(GOOG) Sprint Launches Budget Android Smartphone

Given the growing market for Google’s (GOOG) Android-based smartphones, Sprint Nextel Corporation (S) is adding another such device to its existing line of Android smartphones. The company launched ZTE Fury, an Android 2.3 Gingerbread smartphone at $19.99 after a rebate of $50.00. The USP of the phone not only lies in having an Android operating system but also in its pricing which remains pocket friendly.

All this while, Sprint primarily focused on introducing top-end devices, like including Apple’s (AAPL) iPhone 4 and 4S in October last year. These devices have remained accretive for the carrier, generating solid margin gains. But their high subsidies, representing nearly 40% of the device’s cost continues to be a significant headwind going forward.

As a result, we believe that company’s interest in marketing handsets like ZTE Fury, indicates its strategy to focus on lower end market, which can eventually provide increased cost synergies. Additionally, the company continues to adhere to its regular pricing plans, which will also apply on this new addition, eventually leading to more revenue gains.

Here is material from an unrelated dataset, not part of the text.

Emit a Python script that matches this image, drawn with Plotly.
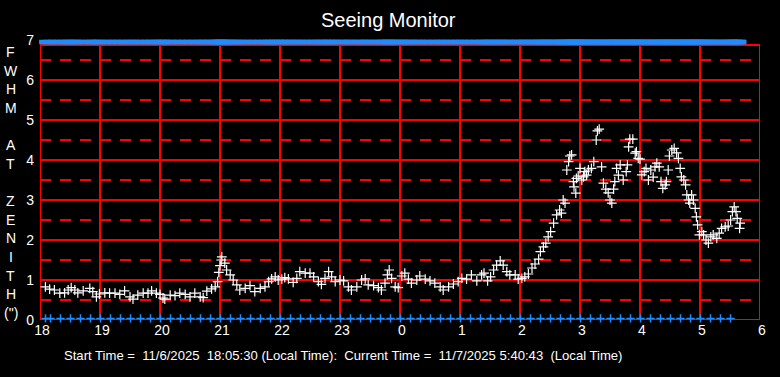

Apart from hefty post-paid contracts, the company is gradually making its presence felt in the prepaid market. Sprint’s multi-brand prepaid strategies like Boost Mobile, Assurance Wireless and Virgin Mobile are making significant contributions to the company’s subscriber growth. Sprint’s innovative offers like $50 Monthly Unlimited plan with Shrinkage, Beyond Talk plans and Broadband2Go have helped its prepaid brands to differentiate themselves in a rapidly growing market in which the demand for affordable pricing plans are rising, lifting the market positions for service providers like MetroPCS Communications (PCS), United States Cellular Corporation (USM)and Leap Wireless (LEAP).

In terms of network technology, the company remains competitive with the proposed deployment of 4G LTE technology in mid 2012. The LTE coverage is expected to extend to more than 250 million customers with 22,000 cell sites by 2013.

However, heavy expenses on network integration, followed by re-branding expenses of $600–$700 million and depreciation charges of $450–$550 million in the first quarter and $1.2–$1.5 billion in fiscal 2012 are some of the financial headwinds, which the company is likely to face in the near term. Further, the extended network-sharing deal with Clearwire raising Sprint’s payment commitments is expected to dilute its free cash flow over the next two years. Sprint would pay $926 million over the next two years. In addition, Sprint would also make prepayments of $350 million for LTE capacity, provided Clearwire meets certain build-out targets by June 2013. Given that Sprint currently does not have a controlling interest in Clearwire despite its economic ownership of over 50%, changes in corporate strategy could adversely affect Sprint or reduce the value of its investment.

We currently maintain our long-term Neutral recommendation on Sprint. For the short term (1–3 months), the stock retains a Zacks #3 Rank.